TAIPEI -- Swiss brokerage UBS Securities cut its target price on shares of Taiwanese computer vendor Acer Inc. late Tuesday after the company announced it would take a NT$3.5 billion write-down on the value of its trademark rights.

UBS trimmed its target price for Acer from NT$19 to NT$18 and maintained its “sell” rating on the stock while also lowering its estimate of Acer's earnings per share in 2012 from NT$0.07 to a loss per share of NT$0.94.

“We are skeptical about the assumptions behind the impairment test given the write-down does not include anything from goodwill,” UBS chief electronics hardware analyst Arthur Hsieh said in a note to clients.

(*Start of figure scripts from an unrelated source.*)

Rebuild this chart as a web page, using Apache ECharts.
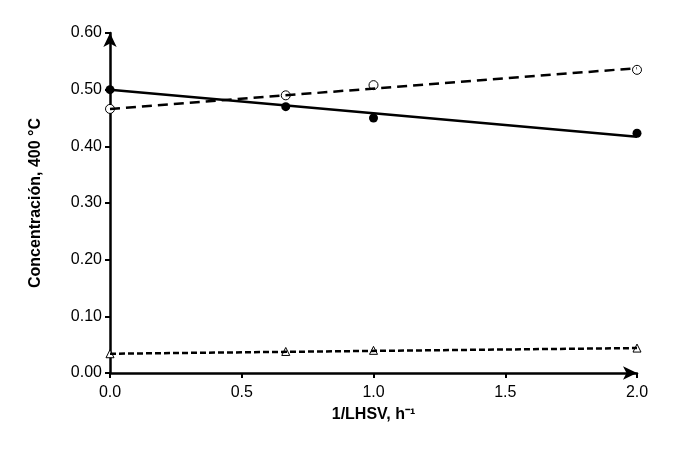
<!DOCTYPE html>
<html>
<head>
<meta charset="utf-8">
<script src="https://cdn.jsdelivr.net/npm/echarts@6/dist/echarts.min.js"></script>
<style>html,body{margin:0;padding:0;background:#fff}#main{width:688px;height:459px}</style>
</head>
<body>
<div id="main"></div>
<script>
// puntos medidos
var xPts = [0, 0.667, 1, 2];
var filled = [0.500, 0.470, 0.450, 0.423];
var open = [0.466, 0.490, 0.508, 0.535];
var tri = [0.034, 0.038, 0.040, 0.044];
// lineas de tendencia (extremos)
var trendX = [0, 2];
var trendFilled = [0.500, 0.417];
var trendOpen = [0.466, 0.538];
var trendTri = [0.034, 0.044];

function pairs(xs, ys) {
	var out = [];
	for (var i = 0; i < xs.length; i++) out.push([xs[i], ys[i]]);
	return out;
}

var chart = echarts.init(document.getElementById('main'));
var font = 'Arial, Liberation Sans, sans-serif';
var axisCommon = {
	axisLine: { show: true, symbol: ['none', 'arrow'], symbolSize: [10, 14], lineStyle: { color: '#000', width: 2.5 } },
	axisTick: { show: true, length: 5, lineStyle: { color: '#000', width: 2 } },
	splitLine: { show: false },
	axisLabel: { color: '#000', fontSize: 16, fontFamily: font },
	nameTextStyle: { color: '#000', fontSize: 16, fontWeight: 'bold', fontFamily: font }
};
var option = {
	animation: false,
	grid: { left: 110, right: 51, top: 33, bottom: 86 },
	xAxis: Object.assign({}, axisCommon, {
		type: 'value', min: 0, max: 2, interval: 0.5,
		name: '1/LHSV, h⁻¹', nameLocation: 'middle', nameGap: 34,
		axisLabel: Object.assign({}, axisCommon.axisLabel, { margin: 12, formatter: function (v) { return v.toFixed(1); } })
	}),
	yAxis: Object.assign({}, axisCommon, {
		type: 'value', min: 0, max: 0.6, interval: 0.1,
		name: 'Concentración, 400 °C', nameLocation: 'middle', nameGap: 66,
		axisLabel: Object.assign({}, axisCommon.axisLabel, { formatter: function (v) { return v.toFixed(2); } })
	}),
	series: [
		{ type: 'line', data: pairs(trendX, trendFilled), showSymbol: false, lineStyle: { color: '#000', width: 2.5 } },
		{ type: 'line', data: pairs(trendX, trendOpen), showSymbol: false, lineStyle: { color: '#000', width: 2.5, type: [10, 6] } },
		{ type: 'line', data: pairs(trendX, trendTri), showSymbol: false, lineStyle: { color: '#000', width: 2.5, type: [6, 3] } },
		{ type: 'scatter', data: pairs(xPts, filled), symbol: 'circle', symbolSize: 9, itemStyle: { color: '#000', opacity: 1 } },
		{ type: 'scatter', data: pairs(xPts, open), symbol: 'circle', symbolSize: 9, itemStyle: { color: '#fff', borderColor: '#000', borderWidth: 1, opacity: 1 } },
		{ type: 'scatter', data: pairs(xPts, tri), symbol: 'triangle', symbolSize: 8, itemStyle: { color: '#fff', borderColor: '#000', borderWidth: 1, opacity: 1 } }
	]
};
chart.setOption(option);
</script>
</body>
</html>
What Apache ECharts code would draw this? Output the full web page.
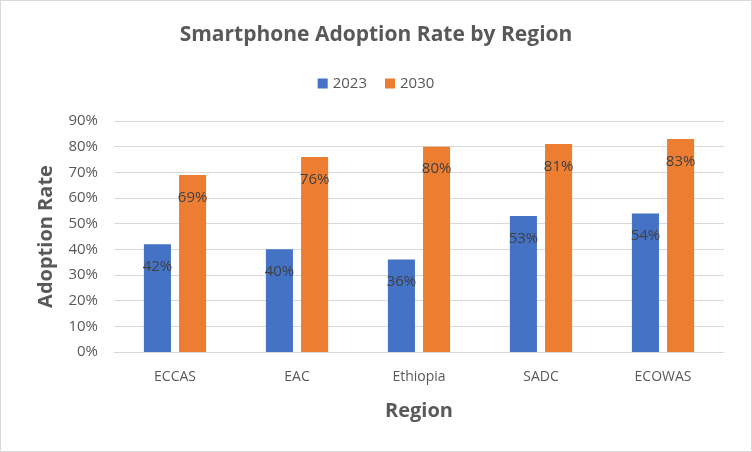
<!DOCTYPE html>
<html><head><meta charset="utf-8">
<script src="https://cdn.jsdelivr.net/npm/echarts@6/dist/echarts.min.js"></script>
<style>html,body{margin:0;padding:0;background:#fff}#c{width:750px;height:450px;border:1px solid #d9d9d9}</style>
</head><body><div id="c"></div>
<script>
const categories = ['ECCAS','EAC','Ethiopia','SADC','ECOWAS'];
const values2023 = [42,40,36,53,54];
const values2030 = [69,76,80,81,83];
const yTicks = [0,10,20,30,40,50,60,70,80,90];
const FONT = 'Open Sans, Noto Sans, sans-serif';
const chart = echarts.init(document.getElementById('c'));
const lbl = {show:true, position:'insideTop', distance:15, color:'#404040', fontSize:15, fontFamily:FONT, formatter:p=>p.value+'%'};
chart.setOption({
  animation:false,
  title:{text:'Smartphone Adoption Rate by Region', left:'center', top:19,
    textStyle:{fontSize:21, fontWeight:'bold', color:'#595959', fontFamily:FONT}},
  legend:{top:70, left:'center', itemWidth:10, itemHeight:10, itemGap:18, icon:'rect',
    textStyle:{fontSize:15, color:'#595959', fontFamily:FONT}},
  grid:{left:113, right:27, top:120, bottom:99, containLabel:false},
  xAxis:{type:'category', data:categories, name:'Region', nameLocation:'middle', nameGap:49,
    nameTextStyle:{fontSize:20, fontWeight:'bold', color:'#595959', fontFamily:FONT},
    axisLine:{lineStyle:{color:'#d9d9d9'}}, axisTick:{show:false},
    axisLabel:{fontSize:14, color:'#595959', margin:18, fontFamily:FONT}},
  yAxis:{type:'value', min:0, max:90, interval:10, name:'Adoption Rate', nameLocation:'middle', nameGap:58,
    nameTextStyle:{fontSize:20, fontWeight:'bold', color:'#595959', fontFamily:FONT},
    axisLabel:{formatter:v=>v+'%', fontSize:15, color:'#595959', margin:16, fontFamily:FONT},
    splitLine:{lineStyle:{color:'#d9d9d9'}}, axisLine:{show:false}, axisTick:{show:false}},
  series:[
    {name:'2023', type:'bar', data:values2023, itemStyle:{color:'#4472C4'}, barGap:'30%', barCategoryGap:'49%', label:lbl},
    {name:'2030', type:'bar', data:values2030, itemStyle:{color:'#ED7D31'}, barGap:'30%', barCategoryGap:'49%', label:lbl}
  ]
});
</script></body></html>
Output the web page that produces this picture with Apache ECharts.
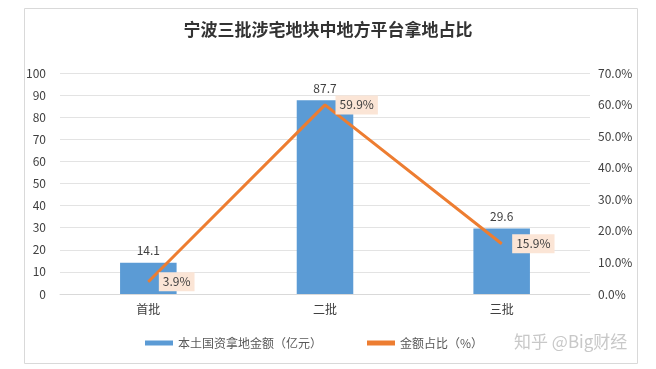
<!DOCTYPE html>
<html><head><meta charset="utf-8">
<script src="https://cdn.jsdelivr.net/npm/echarts@6/dist/echarts.min.js"></script>
<style>html,body{margin:0;padding:0;background:#fff}#c{width:656px;height:369px}</style>
</head><body><div id="c"></div>
<script>
const categories = ['首批', '二批', '三批'];
const amountValues = [14.1, 87.7, 29.6];
const shareValues = [3.9, 59.9, 15.9];
const leftTicks = [0, 100, 10];
const rightTicks = [0, 70, 10];

const chart = echarts.init(document.getElementById('c'), null, {renderer: 'canvas'});
const font = '"Noto Sans CJK SC", "Microsoft YaHei", sans-serif';
chart.setOption({
  animation: false,
  textStyle: {fontFamily: font},
  title: {
    text: '宁波三批涉宅地块中地方平台拿地占比',
    left: 'center', top: 16,
    textStyle: {fontSize: 17, fontWeight: 'bold', color: '#333', fontFamily: font}
  },
  graphic: [
    {type: 'rect', shape: {x: 24.5, y: 8.5, width: 613, height: 355}, style: {fill: 'none', stroke: '#d9d9d9', lineWidth: 1}, silent: true, z: -1},
    {type: 'text', left: 514, top: 333, style: {text: '知乎 @Big财经', fill: '#c8c8c8', font: '17px ' + font}, z: 10}
  ],
  legend: {
    bottom: 15, left: 140, itemGap: 45, itemWidth: 28, itemHeight: 5,
    textStyle: {fontSize: 12, color: '#595959', fontFamily: font},
    data: [
      {name: '本土国资拿地金额（亿元）', icon: 'rect'},
      {name: '金额占比（%）', icon: 'rect'}
    ]
  },
  grid: {left: 60, right: 66, top: 73, bottom: 75},
  xAxis: {
    type: 'category', data: categories,
    axisLine: {lineStyle: {color: '#d9d9d9'}},
    axisTick: {show: false},
    axisLabel: {color: '#404040', fontSize: 12, margin: 9}
  },
  yAxis: [
    {type: 'value', min: leftTicks[0], max: leftTicks[1], interval: leftTicks[2],
     axisLine: {show: false}, axisTick: {show: false},
     splitLine: {lineStyle: {color: '#e3e3e3'}},
     axisLabel: {color: '#404040', fontSize: 12, margin: 14}},
    {type: 'value', min: rightTicks[0], max: rightTicks[1], interval: rightTicks[2],
     axisLine: {show: false}, axisTick: {show: false}, splitLine: {show: false},
     axisLabel: {color: '#404040', fontSize: 12, margin: 8, formatter: v => v.toFixed(1) + '%'}}
  ],
  series: [
    {name: '本土国资拿地金额（亿元）', type: 'bar', data: amountValues, barWidth: '32%',
     itemStyle: {color: '#5B9BD5'},
     label: {show: true, position: 'top', color: '#404040', fontSize: 12, distance: 6}},
    {name: '金额占比（%）', type: 'line', yAxisIndex: 1, data: shareValues,
     symbol: 'circle', symbolSize: 1, showSymbol: true,
     lineStyle: {color: '#ED7D31', width: 3}, itemStyle: {color: '#ED7D31'},
     labelLayout: {hideOverlap: false},
     label: {show: true, position: 'right', distance: 10, offset: [0, 2], color: '#404040', fontSize: 12,
       backgroundColor: '#FBE5D6', padding: [4, 4, 3, 4], formatter: p => p.value.toFixed(1) + '%'}}
  ]
});
</script></body></html>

“With Acer's declining market position, the acquired entities including Packard Bell, Gateway, e-Machine, and E-Ten clearly did not generate the expected cash flow that Acer had originally projected when it made all acquisitions,” he wrote.

Hsieh added that there is limited room for Acer to cut operating expenses given that it already is one of the most tightly run companies in the industry.

As a result, he believed Acer's thin profit margin could easily “turn red” should its competitors price their products more aggressively.

Acer shares closed down 0.61 percent at NT$24.55 in Taipei trading yesterday.

Acer said Tuesday that the NT$3.5 billion intangible asset impairment charge was for losses in the value of rights to four trademarks — Gateway (NT$2.4 billion), Packard Bell (NT$398 million), E-Machines (NT$432 million) and E-Ten (NT$298 million).

The loss, which will be reflected in the company's 2012 annual report, accounted for 8 percent of Acer's total intangible assets as of the fourth quarter of 2012, the company said in a statement.

Acer noted that the write-down would not affect the company's business operations.

Japanese brokerage Nomura Holdings Inc. maintained its “reduce” rating and its target price of NT$19 on Acer, saying the NT$1.3 per share loss in book value represented by the one-time charge was much smaller than the NT$2 to NT$3 range it had expected.

“Longer term, we think Acer still needs to face the reality of how to rebuild the brand positioning/image for Packard Bell and Gateway amid intense competition and slowing PC industry growth,” said Nomura analyst Eve Jung.

It is still too early to turn positive on Acer before the company delivers more concrete evidence of market share gains and margin improvements, and a new strategy for cost reduction and restructuring, she said.